## Set exercise
Retype verbatim only the lines below, starting at the one that contains "Write a Python" and ending at the one that contains "return 1 - py / H". Pictures are excluded from the copy.

== Extracted entries ==

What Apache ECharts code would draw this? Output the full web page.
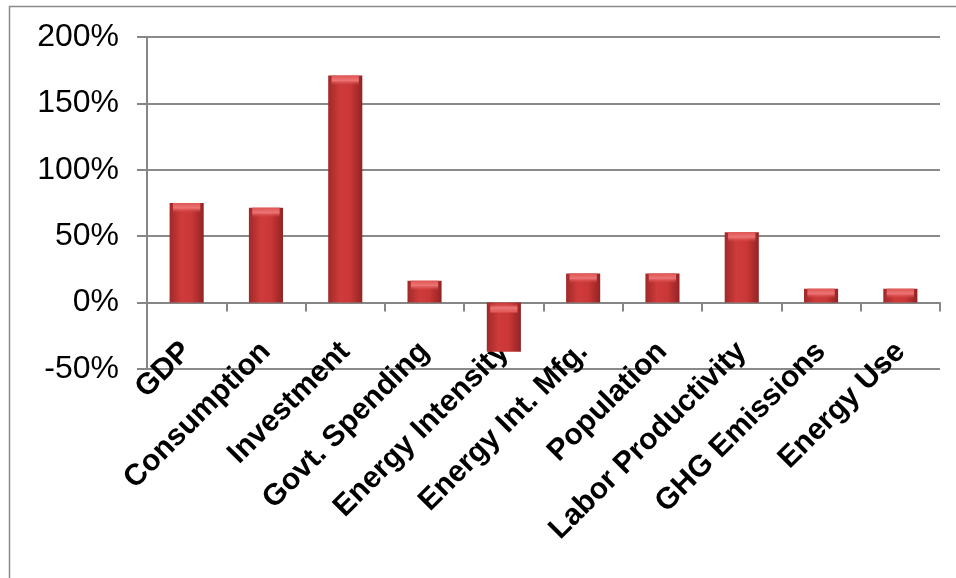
<!DOCTYPE html>
<html>
<head>
<meta charset="utf-8">
<script src="https://cdn.jsdelivr.net/npm/echarts@6/dist/echarts.min.js"></script>
<style>
  html, body { margin: 0; padding: 0; background: #fff; }
  #chart { width: 956px; height: 578px; }
</style>
</head>
<body>
<div id="chart"></div>
<script>
var categories = ['GDP', 'Consumption', 'Investment', 'Govt. Spending', 'Energy Intensity',
  'Energy Int. Mfg.', 'Population', 'Labor Productivity', 'GHG Emissions', 'Energy Use'];
// percent change
var values = [75, 71.5, 171, 16.5, -37, 22, 22, 53, 10.5, 10.5];
var yTicks = [-50, 0, 50, 100, 150, 200];

var barColor = {
  type: 'linear', x: 0, y: 0, x2: 1, y2: 0,
  colorStops: [
    { offset: 0, color: '#a02929' },
    { offset: 0.35, color: '#cf3b3b' },
    { offset: 0.65, color: '#c93737' },
    { offset: 1, color: '#932323' }
  ]
};
var capColor = {
  type: 'linear', x: 0, y: 0, x2: 0, y2: 1,
  colorStops: [
    { offset: 0, color: '#e05555' },
    { offset: 0.5, color: '#ec7474' },
    { offset: 1, color: 'rgba(214,64,64,0)' }
  ]
};

// light bevel on the top edge of every bar (bottom end for the negative one is at zero)
var capData = values.map(function (v) {
  return { value: v, symbolPosition: v < 0 ? 'start' : 'end' };
});

var chart = echarts.init(document.getElementById('chart'));
var option = {
  animation: false,
  grid: { left: 147, right: 16, top: 37, bottom: 209 },
  graphic: [{
    type: 'rect',
    shape: { x: 9.5, y: 6.5, width: 980, height: 600 },
    style: { fill: 'none', stroke: '#8c8c8c', lineWidth: 1.5 },
    silent: true
  }],
  xAxis: {
    type: 'category',
    data: categories,
    axisLine: { onZero: true, lineStyle: { color: '#868686', width: 2 } },
    axisTick: { show: true, length: 9, lineStyle: { color: '#868686', width: 2 } },
    axisLabel: {
      rotate: 45,
      margin: -22,
      interval: 0,
      fontFamily: 'Liberation Sans, Arial, sans-serif',
      fontWeight: 'bold',
      fontSize: 30,
      color: '#000'
    }
  },
  yAxis: {
    type: 'value',
    min: yTicks[0],
    max: yTicks[yTicks.length - 1],
    interval: 50,
    axisLine: { show: true, lineStyle: { color: '#868686', width: 2 } },
    axisTick: { show: true, length: 10, lineStyle: { color: '#868686', width: 2 } },
    splitLine: { lineStyle: { color: '#8a8a8a', width: 2 } },
    axisLabel: {
      margin: 28,
      fontFamily: 'Liberation Sans, Arial, sans-serif',
      fontSize: 32,
      color: '#000',
      formatter: function (v) { return v + '%'; }
    }
  },
  series: [{
    type: 'bar',
    data: values,
    barWidth: '43%',
    barGap: '-100%',
    itemStyle: { color: barColor }
  }, {
    type: 'pictorialBar',
    data: capData,
    barWidth: '43%',
    barGap: '-100%',
    symbol: 'rect',
    symbolSize: ['80%', 10],
    z: 3,
    silent: true,
    itemStyle: { color: capColor }
  }]
};
chart.setOption(option);
</script>
</body>
</html>
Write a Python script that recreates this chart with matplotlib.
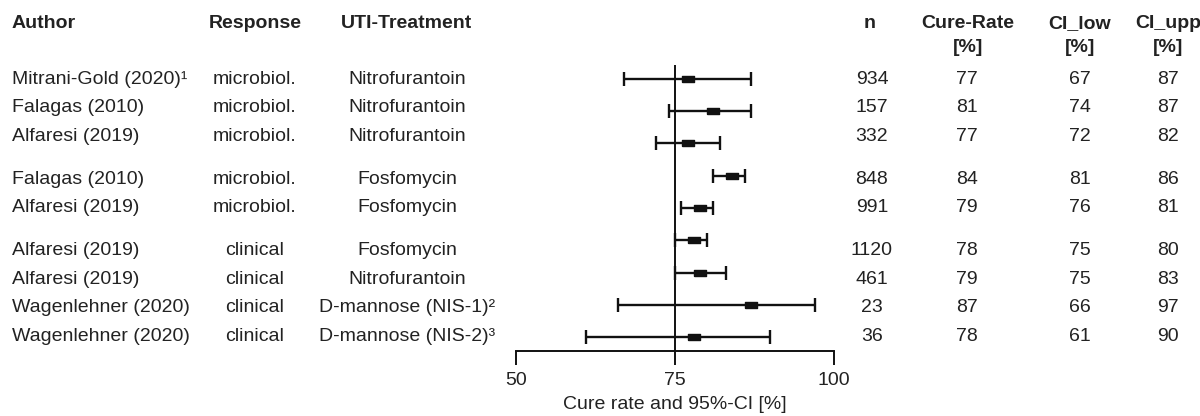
import numpy as np
import matplotlib.pyplot as plt

plt.rcParams['font.family'] = ['Liberation Sans', 'DejaVu Sans']

authors = ["Mitrani-Gold (2020)¹", "Falagas (2010)", "Alfaresi (2019)",
           "Falagas (2010)", "Alfaresi (2019)",
           "Alfaresi (2019)", "Alfaresi (2019)", "Wagenlehner (2020)", "Wagenlehner (2020)"]
response = ["microbiol."] * 5 + ["clinical"] * 4
treatment = ["Nitrofurantoin", "Nitrofurantoin", "Nitrofurantoin",
             "Fosfomycin", "Fosfomycin",
             "Fosfomycin", "Nitrofurantoin", "D-mannose (NIS-1)²", "D-mannose (NIS-2)³"]
group = [0, 0, 0, 1, 1, 2, 2, 2, 2]
n = [934, 157, 332, 848, 991, 1120, 461, 23, 36]
cure = [77, 81, 77, 84, 79, 78, 79, 87, 78]
ci_low = [67, 74, 72, 81, 76, 75, 75, 66, 61]
ci_upp = [87, 87, 82, 86, 81, 80, 83, 97, 90]

W, H = 1200, 416
fs = 14
fig = plt.figure(figsize=(12, 4.16), dpi=100)
txt_col = "#222222"


def fx(px):
    return px / W


def fy(py):
    return 1 - py / H


# forest plot axis
ax = fig.add_axes([fx(516), fy(351), fx(834) - fx(516), fy(65) - fy(351)])
rows = np.arange(len(cure))
cure_a = np.array(cure)
err = [cure_a - np.array(ci_low), np.array(ci_upp) - cure_a]
ax.errorbar(cure, rows, xerr=err, fmt='none', ecolor='#111111',
            elinewidth=1.7, capsize=5, capthick=1.7, zorder=3)
rect = [(-1, -0.55), (1, -0.55), (1, 0.55), (-1, 0.55), (-1, -0.55)]
ax.plot(cure, rows, ls='none', marker=rect, markersize=9,
        color='#111111', zorder=4)
ax.axvline(75, color='#111111', lw=1.4, zorder=2)

ax.set_xlim(50, 100)
ax.set_ylim(8.43, -0.43)
ax.set_xticks([50, 75, 100])
ax.set_yticks([])
for s in ['left', 'right', 'top']:
    ax.spines[s].set_visible(False)
ax.spines['bottom'].set_linewidth(1.4)
ax.spines['bottom'].set_color('#111111')
ax.tick_params(axis='x', direction='out', length=10, width=1.4,
               color='#111111', labelsize=fs, labelcolor=txt_col, pad=5)
ax.set_xlabel("Cure rate and 95%-CI [%]", fontsize=fs, color=txt_col, labelpad=5)
ax.patch.set_alpha(0)

# headers
hy = 24
fig.text(fx(12), fy(hy), "Author", fontsize=fs, fontweight='bold', color=txt_col, va='center')
fig.text(fx(255), fy(hy), "Response", fontsize=fs, fontweight='bold', color=txt_col,
         va='center', ha='center')
fig.text(fx(407), fy(hy), "UTI-Treatment", fontsize=fs, fontweight='bold', color=txt_col,
         va='center', ha='center')
fig.text(fx(870), fy(hy), "n", fontsize=fs, fontweight='bold', color=txt_col,
         va='center', ha='center')
for xc, lab in [(968, "Cure-Rate"), (1080, "CI_low"), (1168, "CI_upp")]:
    fig.text(fx(xc), fy(hy), lab, fontsize=fs, fontweight='bold', color=txt_col,
             va='center', ha='center')
    fig.text(fx(xc), fy(48), "[%]", fontsize=fs, fontweight='bold', color=txt_col,
             va='center', ha='center')

# table rows
for i in range(len(authors)):
    y = fy(79 + 28.7 * i + 14 * group[i])
    fig.text(fx(12), y, authors[i], fontsize=fs, color=txt_col, va='center')
    fig.text(fx(255), y, response[i], fontsize=fs, color=txt_col, va='center', ha='center')
    fig.text(fx(407), y, treatment[i], fontsize=fs, color=txt_col, va='center', ha='center')
    fig.text(fx(872), y, str(n[i]), fontsize=fs, color=txt_col, va='center', ha='center')
    fig.text(fx(967), y, str(cure[i]), fontsize=fs, color=txt_col, va='center', ha='center')
    fig.text(fx(1080), y, str(ci_low[i]), fontsize=fs, color=txt_col, va='center', ha='center')
    fig.text(fx(1168), y, str(ci_upp[i]), fontsize=fs, color=txt_col, va='center', ha='center')

fig.savefig('out.png', dpi=100)
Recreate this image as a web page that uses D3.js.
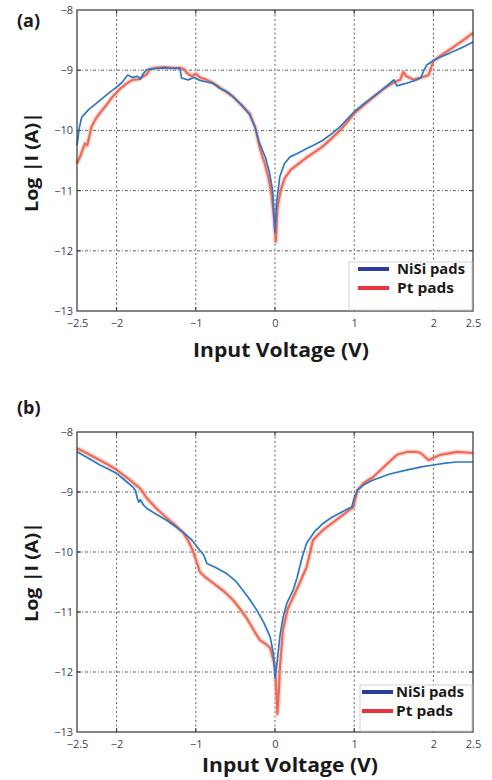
<!DOCTYPE html>
<html>
<head>
<meta charset="utf-8">
<script src="https://cdn.jsdelivr.net/npm/d3@7/dist/d3.min.js"></script>
<style>
html,body{margin:0;padding:0;background:#fff;}
svg{display:block;}
text{font-family:"Open Sans","DejaVu Sans",sans-serif;}
</style>
</head>
<body>
<svg id="chart" width="492" height="780"></svg>
<script>
// ---------- DATA ----------
const xTicks = [-2.5, -2, -1, 0, 1, 2, 2.5];
const yTicks = [-8, -9, -10, -11, -12, -13];
const xGrid = [-2, -1, 0, 1, 2];
const yGrid = [-9, -10, -11, -12];
const seriesNames = ["NiSi pads", "Pt pads"];

// Panel (a)
const aNiSiV = [-2.5,-2.47,-2.44,-2.35,-2.21,-2.1,-2.0,-1.93,-1.86,-1.8,-1.74,-1.7,-1.66,-1.62,-1.5,-1.4,-1.3,-1.2,-1.18,-1.1,-1.02,-0.95,-0.85,-0.78,-0.7,-0.6,-0.53,-0.42,-0.32,-0.25,-0.2,-0.12,-0.07,-0.03,0.0,0.02,0.06,0.12,0.19,0.3,0.4,0.5,0.61,0.72,0.82,0.9,1.0,1.12,1.24,1.38,1.5,1.54,1.65,1.75,1.84,1.88,1.92,2.0,2.09,2.2,2.3,2.4,2.5];
const aNiSiI = [-10.25,-9.95,-9.78,-9.65,-9.5,-9.38,-9.28,-9.2,-9.08,-9.12,-9.1,-9.15,-9.05,-8.99,-8.97,-8.96,-8.97,-8.97,-9.13,-9.16,-9.12,-9.17,-9.2,-9.22,-9.3,-9.36,-9.44,-9.58,-9.74,-9.95,-10.2,-10.45,-10.7,-11.0,-11.7,-11.2,-10.77,-10.55,-10.44,-10.37,-10.3,-10.24,-10.16,-10.05,-9.94,-9.83,-9.69,-9.56,-9.44,-9.3,-9.16,-9.26,-9.22,-9.18,-9.13,-9.0,-8.91,-8.84,-8.78,-8.72,-8.66,-8.6,-8.53];
const aPtV = [-2.5,-2.45,-2.4,-2.37,-2.32,-2.26,-2.21,-2.13,-2.05,-1.95,-1.87,-1.8,-1.72,-1.66,-1.62,-1.58,-1.5,-1.4,-1.3,-1.2,-1.15,-1.11,-1.05,-1.0,-0.95,-0.88,-0.8,-0.74,-0.65,-0.53,-0.43,-0.32,-0.25,-0.19,-0.13,-0.08,-0.04,-0.01,0.01,0.03,0.07,0.12,0.2,0.3,0.4,0.5,0.6,0.7,0.82,0.9,1.0,1.12,1.24,1.38,1.5,1.58,1.62,1.66,1.75,1.85,1.94,2.0,2.1,2.26,2.4,2.5];
const aPtI = [-10.55,-10.4,-10.22,-10.25,-9.95,-9.8,-9.71,-9.58,-9.44,-9.3,-9.22,-9.16,-9.15,-9.1,-9.07,-8.98,-8.96,-8.95,-8.96,-8.96,-8.98,-9.05,-9.1,-9.06,-9.12,-9.15,-9.2,-9.25,-9.33,-9.44,-9.57,-9.72,-9.95,-10.3,-10.55,-10.8,-11.1,-11.5,-11.85,-11.3,-11.0,-10.8,-10.65,-10.55,-10.45,-10.36,-10.27,-10.15,-10.0,-9.88,-9.72,-9.58,-9.45,-9.3,-9.2,-9.16,-9.03,-9.1,-9.16,-9.12,-9.08,-8.85,-8.75,-8.61,-8.48,-8.38];

// Panel (b)
const bNiSiV = [-2.5,-2.35,-2.21,-2.1,-2.0,-1.9,-1.8,-1.76,-1.74,-1.72,-1.7,-1.66,-1.62,-1.5,-1.37,-1.26,-1.16,-1.05,-0.95,-0.9,-0.86,-0.75,-0.61,-0.5,-0.44,-0.33,-0.23,-0.14,-0.06,-0.02,0.0,0.03,0.06,0.1,0.15,0.23,0.28,0.34,0.4,0.5,0.61,0.72,0.82,0.92,0.97,1.0,1.04,1.12,1.24,1.45,1.67,1.85,2.0,2.15,2.3,2.5];
const bNiSiI = [-8.33,-8.44,-8.55,-8.62,-8.69,-8.8,-8.91,-8.98,-9.1,-9.17,-9.13,-9.22,-9.27,-9.37,-9.47,-9.57,-9.67,-9.8,-9.97,-10.05,-10.19,-10.26,-10.36,-10.48,-10.58,-10.77,-10.97,-11.18,-11.42,-11.7,-12.1,-11.8,-11.42,-11.1,-10.85,-10.63,-10.42,-10.1,-9.85,-9.66,-9.52,-9.42,-9.35,-9.28,-9.25,-9.1,-8.97,-8.88,-8.8,-8.7,-8.63,-8.58,-8.55,-8.52,-8.5,-8.5];
const bPtV = [-2.5,-2.35,-2.21,-2.1,-2.0,-1.85,-1.71,-1.66,-1.62,-1.5,-1.37,-1.26,-1.16,-1.1,-1.04,-0.98,-0.95,-0.88,-0.78,-0.65,-0.53,-0.44,-0.35,-0.27,-0.19,-0.12,-0.06,0.0,0.02,0.03,0.05,0.06,0.1,0.16,0.23,0.3,0.4,0.48,0.61,0.72,0.82,0.92,0.99,1.04,1.12,1.24,1.4,1.54,1.67,1.78,1.84,1.94,2.0,2.09,2.3,2.5];
const bPtI = [-8.27,-8.37,-8.47,-8.55,-8.63,-8.78,-8.93,-9.02,-9.1,-9.27,-9.43,-9.55,-9.68,-9.8,-9.97,-10.2,-10.33,-10.42,-10.52,-10.65,-10.8,-10.95,-11.12,-11.3,-11.47,-11.53,-11.6,-11.9,-12.4,-12.7,-12.3,-11.97,-11.3,-10.95,-10.75,-10.55,-10.25,-9.8,-9.63,-9.52,-9.42,-9.32,-9.25,-8.97,-8.85,-8.75,-8.55,-8.38,-8.33,-8.33,-8.35,-8.47,-8.43,-8.38,-8.33,-8.35];

// ---------- DRAW ----------
const svg = d3.select("#chart");
const fmt = v => (v < 0 ? "\u2212" : "") + Math.abs(v);

function zip(xs, ys) { return xs.map((x, i) => [x, ys[i]]); }

function drawPanel(cfg) {
  const x = d3.scaleLinear().domain([-2.5, 2.5]).range([77, 473]);
  const y = d3.scaleLinear().domain([-13, -8]).range([cfg.bottom, cfg.top]);
  const g = svg.append("g");

  // plot background
  g.append("rect").attr("x", x(-2.5)).attr("y", y(-8))
    .attr("width", x(2.5) - x(-2.5)).attr("height", y(-13) - y(-8))
    .attr("fill", "#fff");

  // grid
  g.selectAll(".vg").data(xGrid).join("line")
    .attr("x1", d => x(d)).attr("x2", d => x(d))
    .attr("y1", y(-8)).attr("y2", y(-13))
    .attr("stroke", "#222").attr("stroke-width", 1)
    .attr("stroke-dasharray", "2,2.5").attr("opacity", 0.7);
  g.selectAll(".hg").data(yGrid).join("line")
    .attr("x1", x(-2.5)).attr("x2", x(2.5))
    .attr("y1", d => y(d)).attr("y2", d => y(d))
    .attr("stroke", "#222").attr("stroke-width", 1)
    .attr("stroke-dasharray", "3,2,1,2").attr("opacity", 0.7);

  // axes with tick labels
  const xAxis = d3.axisBottom(x).tickValues(xTicks).tickFormat(fmt).tickSize(0).tickPadding(8);
  const gx = g.append("g").attr("transform", `translate(0,${y(-13)})`).call(xAxis);
  gx.select(".domain").remove();
  gx.selectAll("text").attr("font-size", 11).attr("fill", "#3a4455");

  const yAxis = d3.axisLeft(y).tickValues(yTicks).tickFormat(fmt).tickSize(0).tickPadding(4);
  const gy = g.append("g").attr("transform", `translate(${x(-2.5)},0)`).call(yAxis);
  gy.select(".domain").remove();
  gy.selectAll("text").attr("font-size", 11).attr("fill", "#3a4455");

  // small tick marks inside frame
  xGrid.forEach(v => {
    g.append("line").attr("x1", x(v)).attr("x2", x(v)).attr("y1", y(-13)).attr("y2", y(-13) - 4).attr("stroke", "#333");
    g.append("line").attr("x1", x(v)).attr("x2", x(v)).attr("y1", y(-8)).attr("y2", y(-8) + 4).attr("stroke", "#333");
  });
  yGrid.forEach(v => {
    g.append("line").attr("x1", x(-2.5)).attr("x2", x(-2.5) + 4).attr("y1", y(v)).attr("y2", y(v)).attr("stroke", "#333");
    g.append("line").attr("x1", x(2.5)).attr("x2", x(2.5) - 4).attr("y1", y(v)).attr("y2", y(v)).attr("stroke", "#333");
  });

  // curves
  const line = d3.line().x(d => x(d[0])).y(d => y(d[1]));
  const pt = zip(cfg.ptV, cfg.ptI);
  const ni = zip(cfg.niV, cfg.niI);
  g.append("path").datum(pt).attr("d", line).attr("fill", "none")
    .attr("stroke", "#f4a89a").attr("stroke-width", 5).attr("opacity", 0.45).attr("stroke-linejoin", "round");
  g.append("path").datum(pt).attr("d", line).attr("fill", "none")
    .attr("stroke", "#ee6a58").attr("stroke-width", 2.2).attr("stroke-linejoin", "round");
  g.append("path").datum(ni).attr("d", line).attr("fill", "none")
    .attr("stroke", "#2b78c6").attr("stroke-width", 1.7).attr("stroke-linejoin", "round");

  // frame
  g.append("rect").attr("x", x(-2.5)).attr("y", y(-8))
    .attr("width", x(2.5) - x(-2.5)).attr("height", y(-13) - y(-8))
    .attr("fill", "none").attr("stroke", "#333").attr("stroke-width", 1.2);

  // legend
  const L = cfg.legend;
  g.append("rect").attr("x", L.x).attr("y", L.y).attr("width", x(2.5) - L.x - 1).attr("height", y(-13) - L.y - 1)
    .attr("fill", "#fff").attr("stroke", "#c8c8c8").attr("stroke-width", 0.8);
  const legColors = ["#2a3c9e", "#e8343a"];
  seriesNames.forEach((name, i) => {
    const ly = L.y + 7 + i * 19;
    g.append("line").attr("x1", L.lx).attr("x2", L.lx + 31).attr("y1", ly).attr("y2", ly)
      .attr("stroke", legColors[i]).attr("stroke-width", 4);
    g.append("text").attr("x", L.tx).attr("y", ly + 5).text(name)
      .attr("font-size", 14).attr("font-weight", 700).attr("fill", "#1a1a1a")
      .attr("textLength", i === 0 ? 68 : 57).attr("lengthAdjust", "spacingAndGlyphs");
  });

  // panel letter
  svg.append("text").attr("x", 17).attr("y", cfg.letterY).text(cfg.letter)
    .attr("font-size", 18).attr("font-weight", 700).attr("fill", "#1a1a1a");

  // axis titles
  svg.append("text").attr("x", cfg.xtX).attr("y", cfg.xtY).attr("text-anchor", "middle")
    .text("Input Voltage (V)").attr("font-size", 20).attr("font-weight", 700).attr("fill", "#1a1a1a")
    .attr("textLength", 176).attr("lengthAdjust", "spacingAndGlyphs");
  svg.append("text").attr("transform", `translate(38,${cfg.ytY}) rotate(-90)`).attr("text-anchor", "middle")
    .text("Log |I (A)|").attr("font-size", 18).attr("font-weight", 700).attr("fill", "#1a1a1a")
    .attr("textLength", 100).attr("lengthAdjust", "spacingAndGlyphs");
}

drawPanel({
  top: 10, bottom: 311, letter: "(a)", letterY: 27,
  niV: aNiSiV, niI: aNiSiI, ptV: aPtV, ptI: aPtI,
  legend: { x: 349, y: 262, lx: 358, tx: 397 },
  xtX: 281, xtY: 357, ytY: 162
});
drawPanel({
  top: 432, bottom: 732, letter: "(b)", letterY: 414,
  niV: bNiSiV, niI: bNiSiI, ptV: bPtV, ptI: bPtI,
  legend: { x: 360, y: 685, lx: 362, tx: 396 },
  xtX: 290, xtY: 772, ytY: 572
});
</script>
</body>
</html>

===

## The solution
Write a Python script that recreates this chart with matplotlib.
import numpy as np
import matplotlib.pyplot as plt

plt.rcParams['font.family'] = ['Liberation Sans', 'DejaVu Sans']

authors = ["Mitrani-Gold (2020)¹", "Falagas (2010)", "Alfaresi (2019)",
           "Falagas (2010)", "Alfaresi (2019)",
           "Alfaresi (2019)", "Alfaresi (2019)", "Wagenlehner (2020)", "Wagenlehner (2020)"]
response = ["microbiol."] * 5 + ["clinical"] * 4
treatment = ["Nitrofurantoin", "Nitrofurantoin", "Nitrofurantoin",
             "Fosfomycin", "Fosfomycin",
             "Fosfomycin", "Nitrofurantoin", "D-mannose (NIS-1)²", "D-mannose (NIS-2)³"]
group = [0, 0, 0, 1, 1, 2, 2, 2, 2]
n = [934, 157, 332, 848, 991, 1120, 461, 23, 36]
cure = [77, 81, 77, 84, 79, 78, 79, 87, 78]
ci_low = [67, 74, 72, 81, 76, 75, 75, 66, 61]
ci_upp = [87, 87, 82, 86, 81, 80, 83, 97, 90]

W, H = 1200, 416
fs = 14
fig = plt.figure(figsize=(12, 4.16), dpi=100)
txt_col = "#222222"


def fx(px):
    return px / W


def fy(py):
    return 1 - py / H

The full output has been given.